| EXERCISE AIM |
Set down the data below without change, skipping the pictures it holds.

----

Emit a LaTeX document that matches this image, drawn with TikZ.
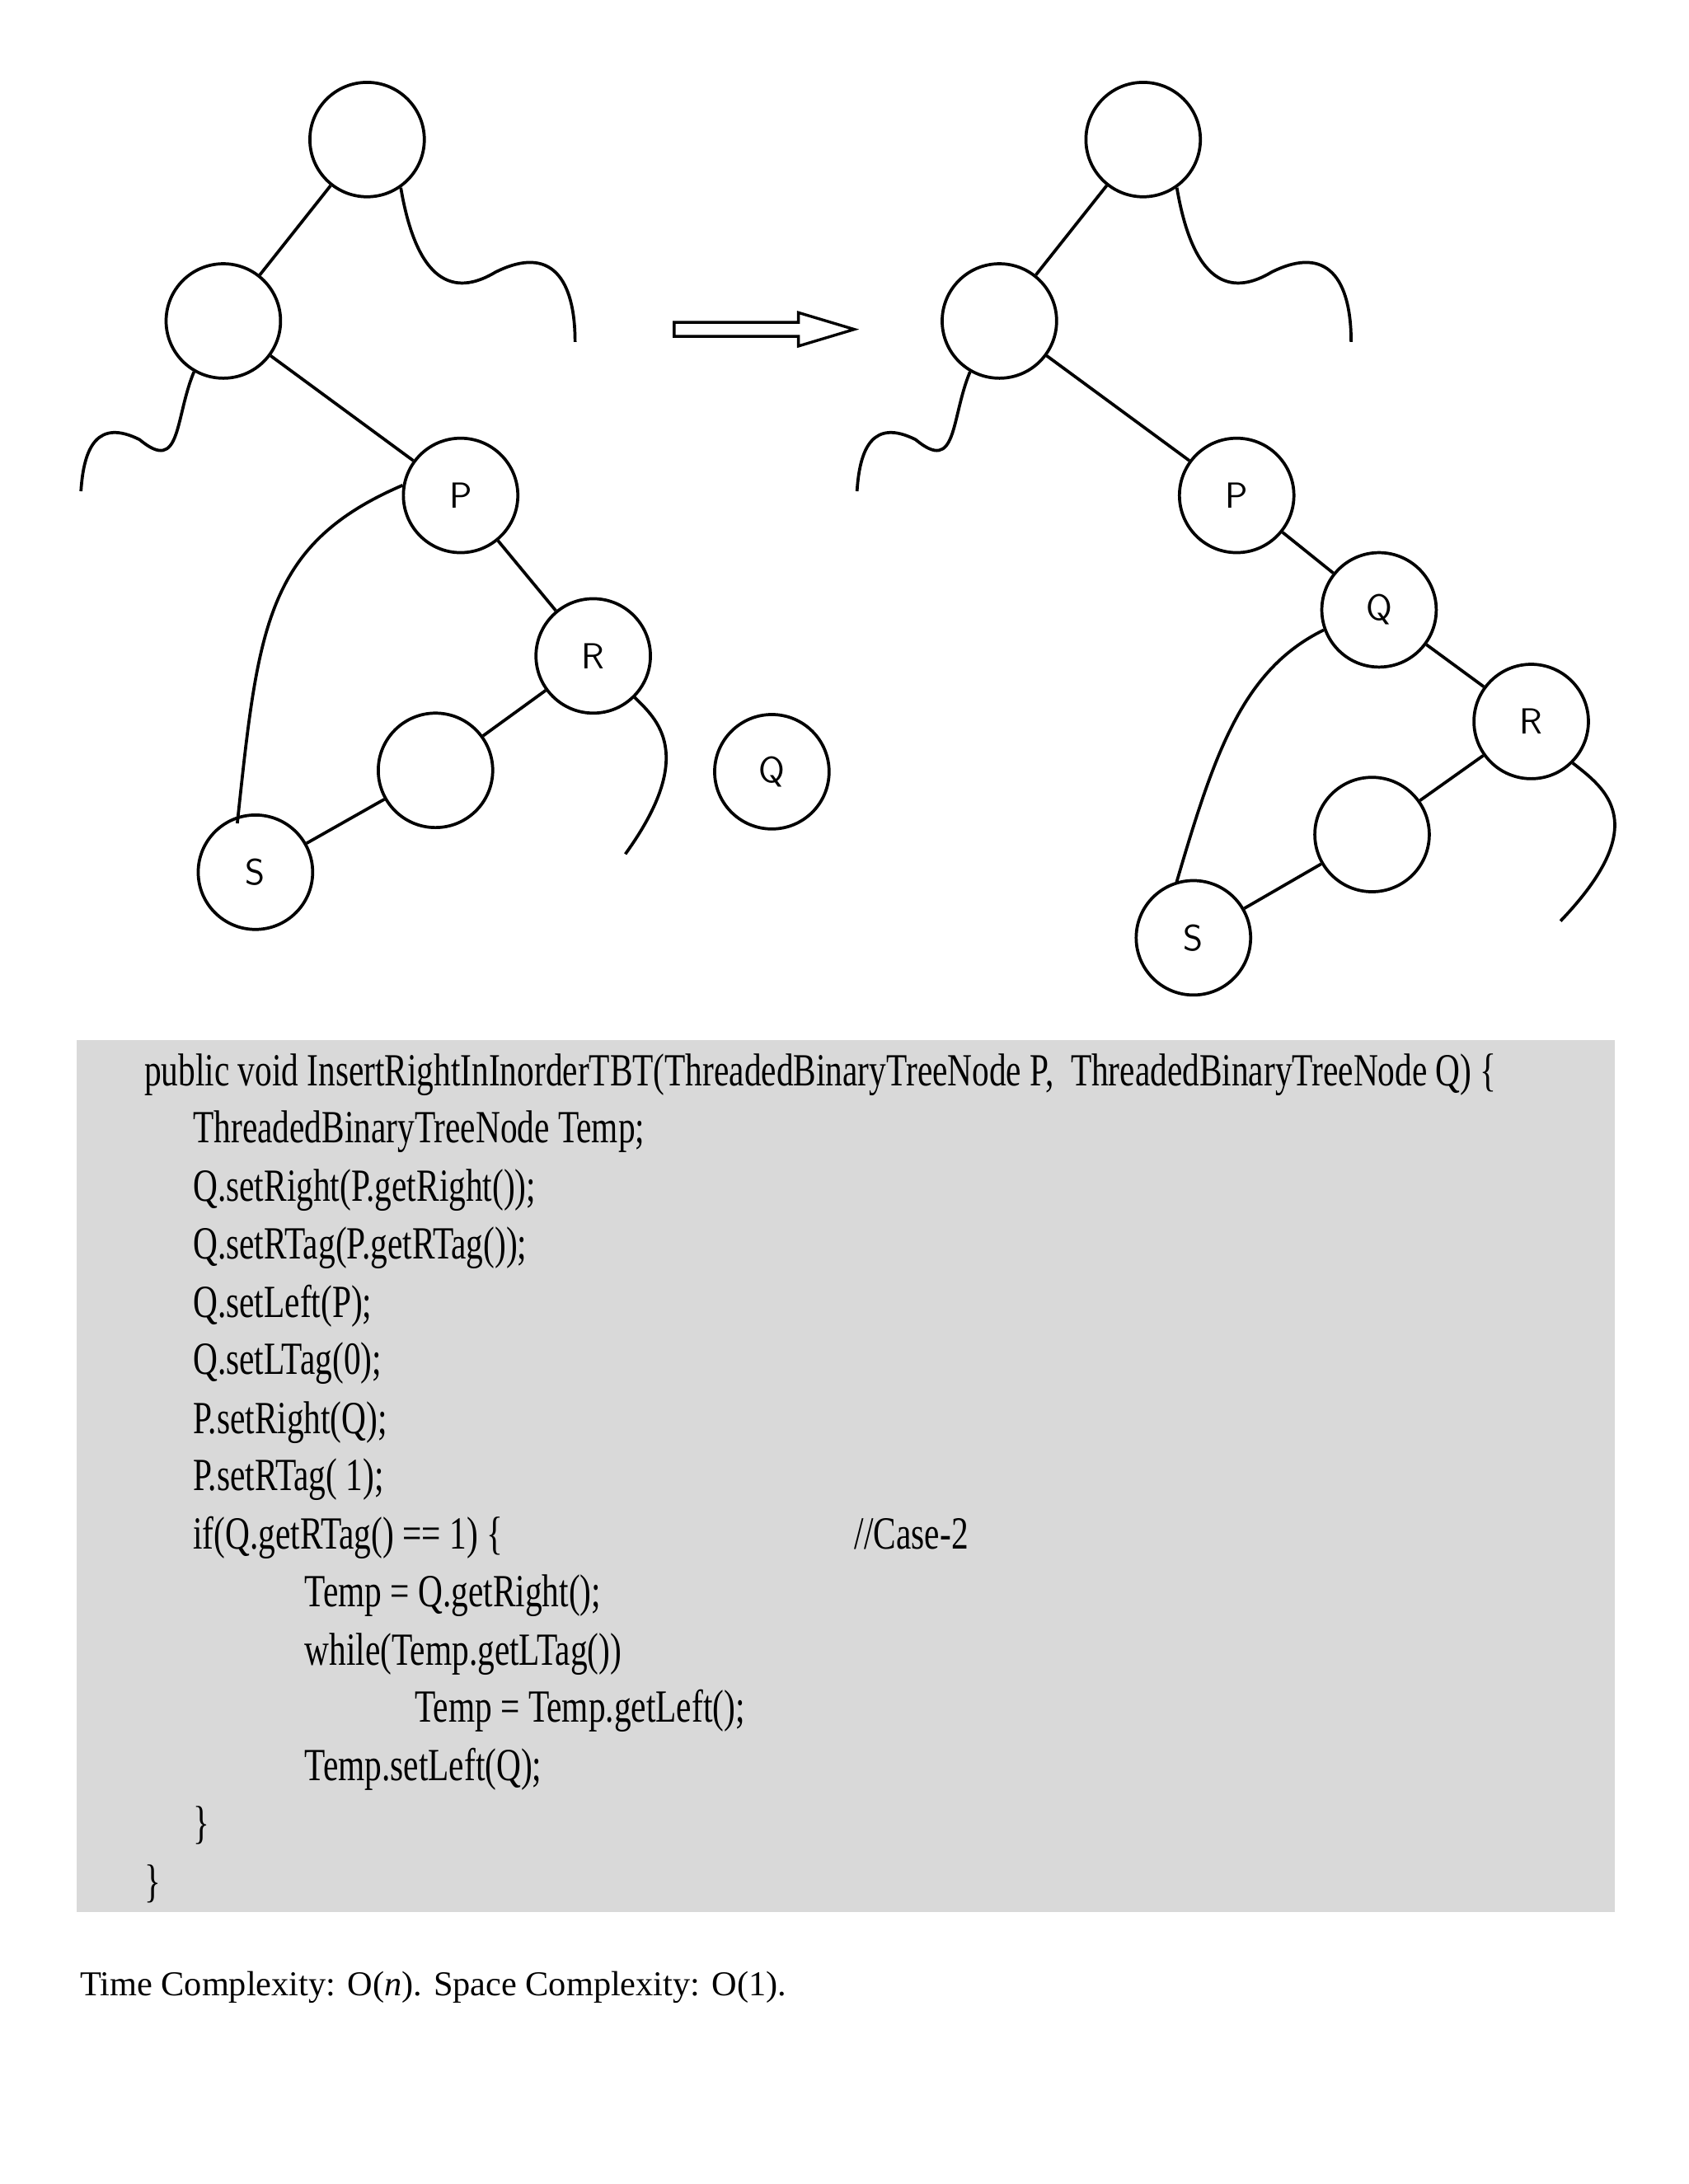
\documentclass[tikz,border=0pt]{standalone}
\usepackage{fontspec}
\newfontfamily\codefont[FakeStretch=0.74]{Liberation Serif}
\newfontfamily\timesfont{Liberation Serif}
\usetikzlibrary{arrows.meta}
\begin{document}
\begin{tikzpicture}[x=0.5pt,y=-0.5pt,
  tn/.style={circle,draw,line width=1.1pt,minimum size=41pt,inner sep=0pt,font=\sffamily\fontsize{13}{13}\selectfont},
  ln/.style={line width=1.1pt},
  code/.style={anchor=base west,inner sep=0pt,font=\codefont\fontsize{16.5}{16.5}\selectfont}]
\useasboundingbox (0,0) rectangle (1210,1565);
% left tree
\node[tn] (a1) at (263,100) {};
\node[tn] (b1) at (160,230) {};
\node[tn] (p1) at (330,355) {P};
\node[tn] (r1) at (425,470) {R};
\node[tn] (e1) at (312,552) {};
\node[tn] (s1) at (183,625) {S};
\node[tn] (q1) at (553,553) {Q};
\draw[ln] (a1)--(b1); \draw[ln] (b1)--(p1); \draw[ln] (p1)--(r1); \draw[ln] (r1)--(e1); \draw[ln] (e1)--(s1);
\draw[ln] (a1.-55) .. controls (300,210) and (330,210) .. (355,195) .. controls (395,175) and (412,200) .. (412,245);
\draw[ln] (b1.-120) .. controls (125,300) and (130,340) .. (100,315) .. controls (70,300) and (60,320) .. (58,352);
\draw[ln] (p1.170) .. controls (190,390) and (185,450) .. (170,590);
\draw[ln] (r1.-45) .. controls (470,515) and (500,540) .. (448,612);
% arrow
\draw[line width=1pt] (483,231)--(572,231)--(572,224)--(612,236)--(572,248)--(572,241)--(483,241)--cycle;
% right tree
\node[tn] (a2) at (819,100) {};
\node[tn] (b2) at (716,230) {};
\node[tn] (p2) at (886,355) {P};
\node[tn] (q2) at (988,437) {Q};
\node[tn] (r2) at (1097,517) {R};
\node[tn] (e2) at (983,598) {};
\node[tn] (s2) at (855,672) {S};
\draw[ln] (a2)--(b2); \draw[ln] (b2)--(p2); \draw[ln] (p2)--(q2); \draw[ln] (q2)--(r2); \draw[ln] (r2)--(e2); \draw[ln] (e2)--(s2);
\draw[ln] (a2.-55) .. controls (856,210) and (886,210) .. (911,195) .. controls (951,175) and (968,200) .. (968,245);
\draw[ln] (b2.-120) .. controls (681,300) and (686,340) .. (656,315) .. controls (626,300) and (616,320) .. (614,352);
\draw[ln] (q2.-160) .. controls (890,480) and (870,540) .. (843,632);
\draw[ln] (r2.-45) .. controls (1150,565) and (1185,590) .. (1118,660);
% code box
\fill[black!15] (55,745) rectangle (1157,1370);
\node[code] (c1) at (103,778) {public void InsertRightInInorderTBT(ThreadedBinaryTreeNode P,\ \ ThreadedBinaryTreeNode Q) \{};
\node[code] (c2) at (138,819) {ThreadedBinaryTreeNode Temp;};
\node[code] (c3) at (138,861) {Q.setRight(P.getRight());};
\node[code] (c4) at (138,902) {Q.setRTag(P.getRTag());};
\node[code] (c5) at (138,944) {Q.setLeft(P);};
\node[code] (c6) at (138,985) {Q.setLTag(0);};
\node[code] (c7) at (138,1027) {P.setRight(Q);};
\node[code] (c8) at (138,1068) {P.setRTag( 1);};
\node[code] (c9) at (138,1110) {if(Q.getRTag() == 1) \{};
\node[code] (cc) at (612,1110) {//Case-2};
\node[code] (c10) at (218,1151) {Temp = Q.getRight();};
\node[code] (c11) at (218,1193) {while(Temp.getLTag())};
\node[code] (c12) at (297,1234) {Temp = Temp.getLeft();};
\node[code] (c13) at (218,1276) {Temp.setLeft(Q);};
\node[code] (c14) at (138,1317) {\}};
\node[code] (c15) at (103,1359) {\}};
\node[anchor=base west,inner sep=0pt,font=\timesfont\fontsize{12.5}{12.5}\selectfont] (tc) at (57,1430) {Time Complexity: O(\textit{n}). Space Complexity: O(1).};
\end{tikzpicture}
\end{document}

----

| ANSWER TO THIS TASK |
Emit a LaTeX document that matches this image, drawn with TikZ.
\documentclass[tikz,border=0pt]{standalone}
\usepackage{fontspec}
\newfontfamily\codefont[FakeStretch=0.74]{Liberation Serif}
\newfontfamily\timesfont{Liberation Serif}
\usetikzlibrary{arrows.meta}
\begin{document}
\begin{tikzpicture}[x=0.5pt,y=-0.5pt,
  tn/.style={circle,draw,line width=1.1pt,minimum size=41pt,inner sep=0pt,font=\sffamily\fontsize{13}{13}\selectfont},
  ln/.style={line width=1.1pt},
  code/.style={anchor=base west,inner sep=0pt,font=\codefont\fontsize{16.5}{16.5}\selectfont}]
\useasboundingbox (0,0) rectangle (1210,1565);
% left tree
\node[tn] (a1) at (263,100) {};
\node[tn] (b1) at (160,230) {};
\node[tn] (p1) at (330,355) {P};
\node[tn] (r1) at (425,470) {R};
\node[tn] (e1) at (312,552) {};
\node[tn] (s1) at (183,625) {S};
\node[tn] (q1) at (553,553) {Q};
\draw[ln] (a1)--(b1); \draw[ln] (b1)--(p1); \draw[ln] (p1)--(r1); \draw[ln] (r1)--(e1); \draw[ln] (e1)--(s1);
\draw[ln] (a1.-55) .. controls (300,210) and (330,210) .. (355,195) .. controls (395,175) and (412,200) .. (412,245);
\draw[ln] (b1.-120) .. controls (125,300) and (130,340) .. (100,315) .. controls (70,300) and (60,320) .. (58,352);
\draw[ln] (p1.170) .. controls (190,390) and (185,450) .. (170,590);
\draw[ln] (r1.-45) .. controls (470,515) and (500,540) .. (448,612);
% arrow
\draw[line width=1pt] (483,231)--(572,231)--(572,224)--(612,236)--(572,248)--(572,241)--(483,241)--cycle;
% right tree
\node[tn] (a2) at (819,100) {};
\node[tn] (b2) at (716,230) {};
\node[tn] (p2) at (886,355) {P};
\node[tn] (q2) at (988,437) {Q};
\node[tn] (r2) at (1097,517) {R};
\node[tn] (e2) at (983,598) {};
\node[tn] (s2) at (855,672) {S};
\draw[ln] (a2)--(b2); \draw[ln] (b2)--(p2); \draw[ln] (p2)--(q2); \draw[ln] (q2)--(r2); \draw[ln] (r2)--(e2); \draw[ln] (e2)--(s2);
\draw[ln] (a2.-55) .. controls (856,210) and (886,210) .. (911,195) .. controls (951,175) and (968,200) .. (968,245);
\draw[ln] (b2.-120) .. controls (681,300) and (686,340) .. (656,315) .. controls (626,300) and (616,320) .. (614,352);
\draw[ln] (q2.-160) .. controls (890,480) and (870,540) .. (843,632);
\draw[ln] (r2.-45) .. controls (1150,565) and (1185,590) .. (1118,660);
% code box
\fill[black!15] (55,745) rectangle (1157,1370);
\node[code] (c1) at (103,778) {public void InsertRightInInorderTBT(ThreadedBinaryTreeNode P,\ \ ThreadedBinaryTreeNode Q) \{};
\node[code] (c2) at (138,819) {ThreadedBinaryTreeNode Temp;};
\node[code] (c3) at (138,861) {Q.setRight(P.getRight());};
\node[code] (c4) at (138,902) {Q.setRTag(P.getRTag());};
\node[code] (c5) at (138,944) {Q.setLeft(P);};
\node[code] (c6) at (138,985) {Q.setLTag(0);};
\node[code] (c7) at (138,1027) {P.setRight(Q);};
\node[code] (c8) at (138,1068) {P.setRTag( 1);};
\node[code] (c9) at (138,1110) {if(Q.getRTag() == 1) \{};
\node[code] (cc) at (612,1110) {//Case-2};
\node[code] (c10) at (218,1151) {Temp = Q.getRight();};
\node[code] (c11) at (218,1193) {while(Temp.getLTag())};
\node[code] (c12) at (297,1234) {Temp = Temp.getLeft();};
\node[code] (c13) at (218,1276) {Temp.setLeft(Q);};
\node[code] (c14) at (138,1317) {\}};
\node[code] (c15) at (103,1359) {\}};
\node[anchor=base west,inner sep=0pt,font=\timesfont\fontsize{12.5}{12.5}\selectfont] (tc) at (57,1430) {Time Complexity: O(\textit{n}). Space Complexity: O(1).};
\end{tikzpicture}
\end{document}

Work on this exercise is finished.